◆ **EXTRACTED INFORMATION**:
○ ○ ○ ○ ○

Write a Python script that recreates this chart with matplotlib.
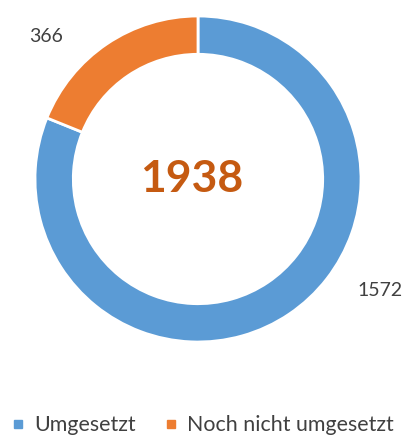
import matplotlib
matplotlib.use("Agg")
import matplotlib.pyplot as plt
from matplotlib.lines import Line2D

plt.rcParams['font.family'] = ['Lato', 'DejaVu Sans']

labels = ['Umgesetzt', 'Noch nicht umgesetzt']
values = [1572, 366]
colors = ['#5B9BD5', '#ED7D31']
total = sum(values)

fig = plt.figure(figsize=(4.03, 4.38), dpi=100)
ax = fig.add_axes([35 / 403, 96 / 438, 326 / 403, 326 / 438])

wedges, _ = ax.pie(values, colors=colors, startangle=90, counterclock=False,
                   radius=1.0,
                   wedgeprops=dict(width=0.235, edgecolor='white', linewidth=2))
ax.set_xlim(-1, 1)
ax.set_ylim(-1, 1)
ax.axis('off')

ax.text(-0.037, 0, str(total), ha='center', va='center', fontsize=32,
        fontweight='bold', color='#C55A11')

# value labels outside the ring
fig.text(46 / 403, 1 - 37 / 438, str(values[1]), ha='center', va='center',
         fontsize=14, color='#404040')
fig.text(380 / 403, 1 - 291 / 438, str(values[0]), ha='center', va='center',
         fontsize=14, color='#404040')

handles = [Line2D([], [], marker='s', linestyle='none', markersize=5.5,
                  markerfacecolor=c, markeredgecolor=c) for c in colors]
fig.legend(handles, labels, loc='center left', bbox_to_anchor=(11 / 403, 1 - 425 / 438),
           ncol=2, frameon=False, fontsize=15.4, handletextpad=0.38,
           columnspacing=1.3, labelcolor='#404040', handlelength=0.7,
           borderpad=0, borderaxespad=0)

fig.savefig('out.png', dpi=100)
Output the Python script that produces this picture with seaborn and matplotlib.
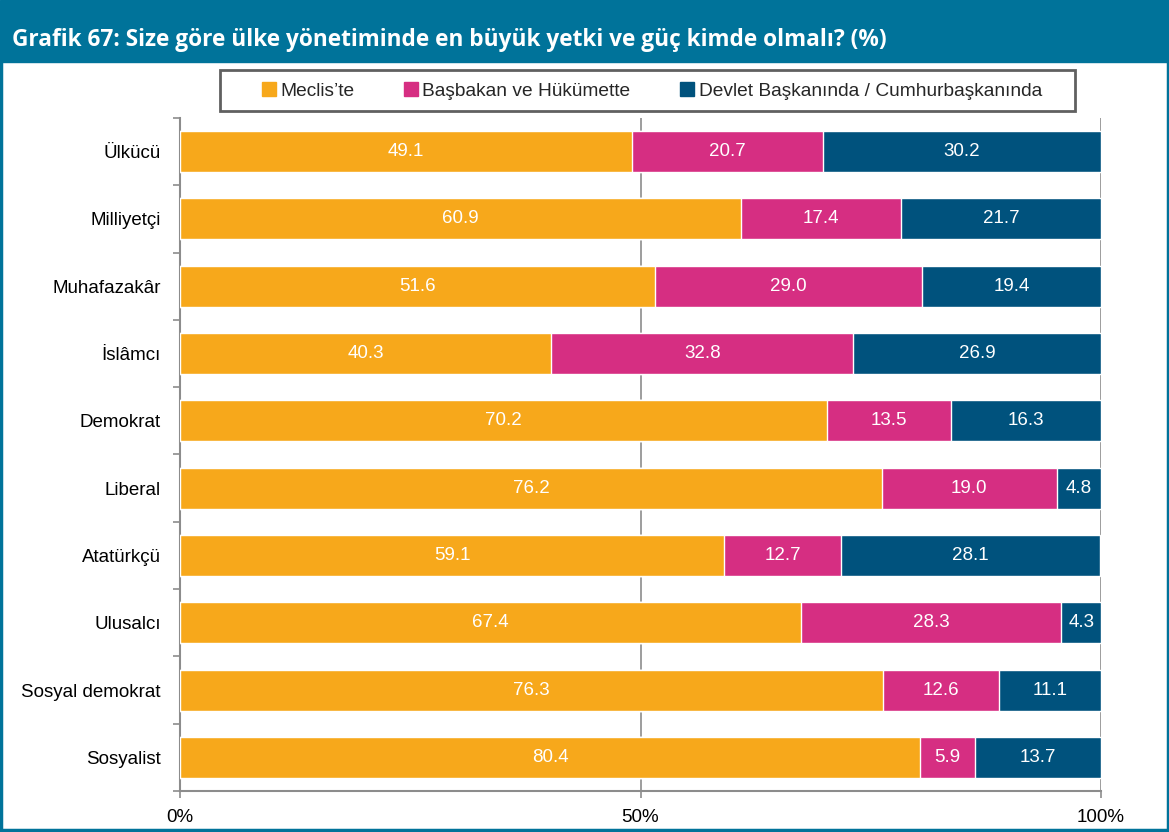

○ ○ ○ ○ ○

◆ **PROBLEM**:
Each entry gets copied exactly; the pictures stay out.

◆ **EXPECTED ANSWER**:
Write a Python script that recreates this chart with matplotlib.
import matplotlib
matplotlib.use("Agg")
import matplotlib.pyplot as plt
from matplotlib.lines import Line2D

plt.rcParams['font.family'] = ['Lato', 'DejaVu Sans']

labels = ['Umgesetzt', 'Noch nicht umgesetzt']
values = [1572, 366]
colors = ['#5B9BD5', '#ED7D31']
total = sum(values)

fig = plt.figure(figsize=(4.03, 4.38), dpi=100)
ax = fig.add_axes([35 / 403, 96 / 438, 326 / 403, 326 / 438])

wedges, _ = ax.pie(values, colors=colors, startangle=90, counterclock=False,
                   radius=1.0,
                   wedgeprops=dict(width=0.235, edgecolor='white', linewidth=2))
ax.set_xlim(-1, 1)
ax.set_ylim(-1, 1)
ax.axis('off')

ax.text(-0.037, 0, str(total), ha='center', va='center', fontsize=32,
        fontweight='bold', color='#C55A11')

# value labels outside the ring
fig.text(46 / 403, 1 - 37 / 438, str(values[1]), ha='center', va='center',
         fontsize=14, color='#404040')
fig.text(380 / 403, 1 - 291 / 438, str(values[0]), ha='center', va='center',
         fontsize=14, color='#404040')

handles = [Line2D([], [], marker='s', linestyle='none', markersize=5.5,
                  markerfacecolor=c, markeredgecolor=c) for c in colors]
fig.legend(handles, labels, loc='center left', bbox_to_anchor=(11 / 403, 1 - 425 / 438),
           ncol=2, frameon=False, fontsize=15.4, handletextpad=0.38,
           columnspacing=1.3, labelcolor='#404040', handlelength=0.7,
           borderpad=0, borderaxespad=0)

fig.savefig('out.png', dpi=100)
Output the Python script that produces this picture with seaborn and matplotlib.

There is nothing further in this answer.